▶ **STORED DATA**:
>> START

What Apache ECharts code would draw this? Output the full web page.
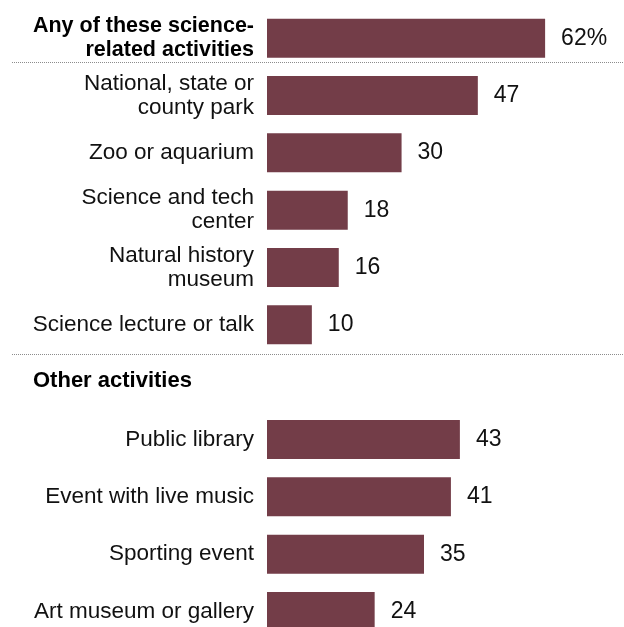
<!DOCTYPE html>
<html>
<head>
<meta charset="utf-8">
<script src="https://cdn.jsdelivr.net/npm/echarts@6/dist/echarts.min.js"></script>
<style>
  html, body { margin: 0; padding: 0; background: #ffffff; }
  #chart { width: 624px; height: 627px; }
</style>
</head>
<body>
<div id="chart"></div>
<script>
// Rows, top to bottom. The "Other activities" row is a group heading with no bar.
const categories = [
  'Any of these science-\nrelated activities',
  'National, state or\ncounty park',
  'Zoo or aquarium',
  'Science and tech\ncenter',
  'Natural history\nmuseum',
  'Science lecture or talk',
  'Other activities',
  'Public library',
  'Event with live music',
  'Sporting event',
  'Art museum or gallery'
];
const values = [62, 47, 30, 18, 16, 10, null, 43, 41, 35, 24];

// Row roles
const totalRows = ['Any of these science-\nrelated activities'];
const groupHeadings = ['Other activities'];
const dividersAfter = ['Any of these science-\nrelated activities', 'Science lecture or talk'];

const BAR_COLOR = '#733d48';
const TEXT_COLOR = '#111111';
const FONT = '"Liberation Sans", Arial, Helvetica, sans-serif';
const BAR_WIDTH = 39;

const chart = echarts.init(document.getElementById('chart'), null, { renderer: 'canvas' });

chart.setOption({
  animation: false,
  backgroundColor: '#ffffff',
  // Rows sit on the category ticks (boundaryGap false), first and last row on the grid edges
  grid: { left: 267, top: 38.2, width: 314, bottom: 15.5, containLabel: false },
  xAxis: {
    type: 'value', min: 0, max: 70, show: false
  },
  yAxis: {
    type: 'category',
    inverse: true,
    boundaryGap: false,
    data: categories,
    axisLine: { show: false },
    axisTick: { show: false },
    splitLine: { show: false },
    axisLabel: {
      margin: 13,
      color: TEXT_COLOR,
      fontFamily: FONT,
      fontSize: 22.5,
      lineHeight: 24,
      interval: 0,
      formatter: function (name) {
        if (totalRows.indexOf(name) >= 0) return '{total|' + name + '}';
        if (groupHeadings.indexOf(name) >= 0) return '{group|' + name + '}';
        return name;
      },
      rich: {
        total: {
          fontFamily: FONT, fontWeight: 'bold', fontSize: 21.5, lineHeight: 24,
          color: '#000000', align: 'right'
        },
        group: {
          fontFamily: FONT, fontWeight: 'bold', fontSize: 22, lineHeight: 24,
          color: '#000000', width: 221, align: 'left', padding: [0, 0, 3, 0]
        }
      }
    }
  },
  series: [
    {
      type: 'bar',
      data: values,
      barWidth: BAR_WIDTH,
      clip: false,
      itemStyle: { color: BAR_COLOR },
      label: {
        show: true,
        position: 'right',
        distance: 16,
        color: TEXT_COLOR,
        fontFamily: FONT,
        fontSize: 23,
        formatter: function (p) {
          return p.dataIndex === 0 ? p.value + '%' : String(p.value);
        }
      }
    },
    {
      // Dotted rules that split the total row and the two groups
      type: 'custom',
      clip: false,
      silent: true,
      data: dividersAfter.map(function (name) { return [0, name]; }),
      encode: { x: 0, y: 1 },
      renderItem: function (params, api) {
        const center = api.coord([0, api.value(1)]);
        const band = api.size([0, 1])[1];
        const offset = params.dataIndex === 0 ? BAR_WIDTH / 2 + 4 : band / 2;
        const y = Math.round(center[1] + offset) + 0.5;
        return {
          type: 'line',
          shape: { x1: 12, y1: y, x2: 624, y2: y },
          style: { stroke: '#8c8c8c', lineWidth: 1, lineDash: [1, 1] }
        };
      }
    }
  ]
});
</script>
</body>
</html>
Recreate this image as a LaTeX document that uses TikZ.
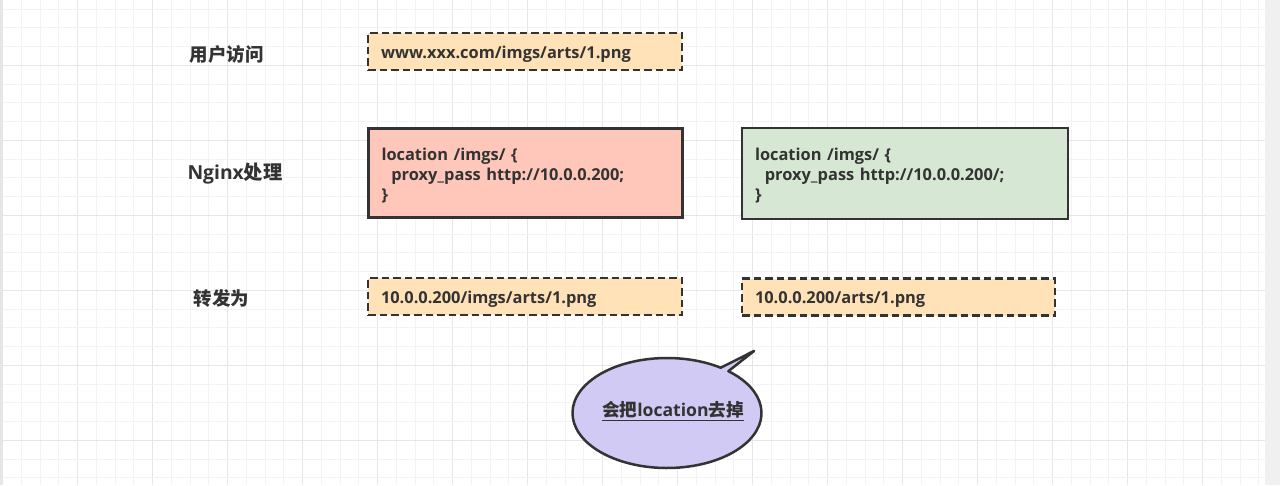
\documentclass[tikz,border=0pt]{standalone}
\usepackage{fontspec}
\setmainfont{Open Sans}
\newfontfamily\cjk{Noto Sans CJK SC}
\definecolor{strokec}{RGB}{51,51,51}
\definecolor{txt}{RGB}{51,51,51}
\definecolor{orangef}{RGB}{255,226,183}
\definecolor{redf}{RGB}{255,199,186}
\definecolor{greenf}{RGB}{214,232,212}
\definecolor{purplef}{RGB}{208,202,245}
\definecolor{gridminor}{RGB}{243,243,243}
\definecolor{gridmajor}{RGB}{230,230,230}
\definecolor{sidegray}{RGB}{240,240,240}
\tikzset{
  boxtext/.style={text=txt, font=\bfseries\fontsize{16.4}{20}\selectfont, align=left, inner xsep=13pt, inner ysep=0pt, anchor=center, yshift=-3pt},
  dbox/.style={draw=strokec, fill=orangef, line width=2.7pt, dash pattern=on 7.5pt off 4pt, inner sep=0pt},
  sbox/.style={draw=strokec, line width=2.7pt, inner sep=0pt},
  lab/.style={text=txt, font=\bfseries\fontsize{18.5}{20}\selectfont, inner sep=0pt},
}
\begin{document}
\begin{tikzpicture}[x=1pt,y=1pt]
\useasboundingbox (0,0) rectangle (1280,-485);
\fill[white] (0,0) rectangle (1280,-485);
% grid
\foreach \i in {0,...,67} {
  \pgfmathsetmacro{\gx}{2.7+18.75*\i}
  \pgfmathtruncatemacro{\m}{mod(\i,4)}
  \ifnum\m=0 \draw[gridmajor, line width=1pt] (\gx,0) -- (\gx,-485);
  \else \draw[gridminor, line width=1pt] (\gx,0) -- (\gx,-485); \fi
}
\foreach \j in {1,...,27} {
  \pgfmathsetmacro{\gy}{-9.7+18.75*\j}
  \pgfmathtruncatemacro{\m}{mod(\j,4)}
  \ifnum\m=0 \draw[gridmajor, line width=1pt] (0,-\gy) -- (1265,-\gy);
  \else \draw[gridminor, line width=1pt] (0,-\gy) -- (1265,-\gy); \fi
}
\fill[sidegray] (1265,0) rectangle (1280,-485);
\fill[gridmajor] (0,0) rectangle (2.5,-485);

% labels
\node[lab] (l1) at (226.5,-54) {\cjk 用户访问};
\node[lab] (l2) at (235,-174) {\fontsize{19.3}{20}\selectfont Nginx{\cjk 处理}};
\node[lab] (l3) at (221.5,-298) {\cjk 转发为};

% boxes
\node[dbox, minimum width=314pt, minimum height=37pt] (url) at (525,-51.5) {};
\node[boxtext, text width=288pt] (urlt) at (url.center) {www.xxx.com/imgs/arts/1.png};

\node[sbox, fill=redf, minimum width=314pt, minimum height=89pt] (cfg1) at (525.5,-173) {};
\node[boxtext, text width=288pt, yshift=0.5pt] (cfg1t) at (cfg1.center) {location /imgs/ \{\\\hspace*{0.6em}proxy\_pass http://10.0.0.200;\\\}};

\node[sbox, fill=greenf, minimum width=326pt, minimum height=91pt] (cfg2) at (905,-173.5) {};
\node[boxtext, text width=300pt, yshift=0.5pt] (cfg2t) at (cfg2.center) {location /imgs/ \{\\\hspace*{0.6em}proxy\_pass http://10.0.0.200/;\\\}};

\node[dbox, minimum width=314pt, minimum height=37pt] (out1) at (525,-296.5) {};
\node[boxtext, text width=288pt] (out1t) at (out1.center) {10.0.0.200/imgs/arts/1.png};

\node[dbox, minimum width=313pt, minimum height=37pt] (out2) at (898.5,-297) {};
\node[boxtext, text width=287pt] (out2t) at (out2.center) {10.0.0.200/arts/1.png};

% callout
\coordinate (cc) at (667,-413);
\coordinate (tip) at (754,-351);
\draw[draw=strokec, fill=purplef, line width=2.5pt, line join=round]
  (cc) ++(55.4:94.5 and 55) arc[start angle=55.4, end angle=409.5, x radius=94.5, y radius=55] -- (tip) -- cycle;
\node[text=txt, font=\bfseries\fontsize{17.6}{20}\selectfont, inner sep=0pt] (note) at (673,-411) {\underline{{\cjk 会把}location{\cjk 去掉}}};
\end{tikzpicture}
\end{document}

>> END

▶ **PROBLEM DESCRIPTION**:
Exactly as they appear, print the lines of the listing above from its first line through the line that contains "41, 35, 24];", minus the pictures.

▶ **RESULT FOR THIS EXERCISE**:
What Apache ECharts code would draw this? Output the full web page.
<!DOCTYPE html>
<html>
<head>
<meta charset="utf-8">
<script src="https://cdn.jsdelivr.net/npm/echarts@6/dist/echarts.min.js"></script>
<style>
  html, body { margin: 0; padding: 0; background: #ffffff; }
  #chart { width: 624px; height: 627px; }
</style>
</head>
<body>
<div id="chart"></div>
<script>
// Rows, top to bottom. The "Other activities" row is a group heading with no bar.
const categories = [
  'Any of these science-\nrelated activities',
  'National, state or\ncounty park',
  'Zoo or aquarium',
  'Science and tech\ncenter',
  'Natural history\nmuseum',
  'Science lecture or talk',
  'Other activities',
  'Public library',
  'Event with live music',
  'Sporting event',
  'Art museum or gallery'
];
const values = [62, 47, 30, 18, 16, 10, null, 43, 41, 35, 24];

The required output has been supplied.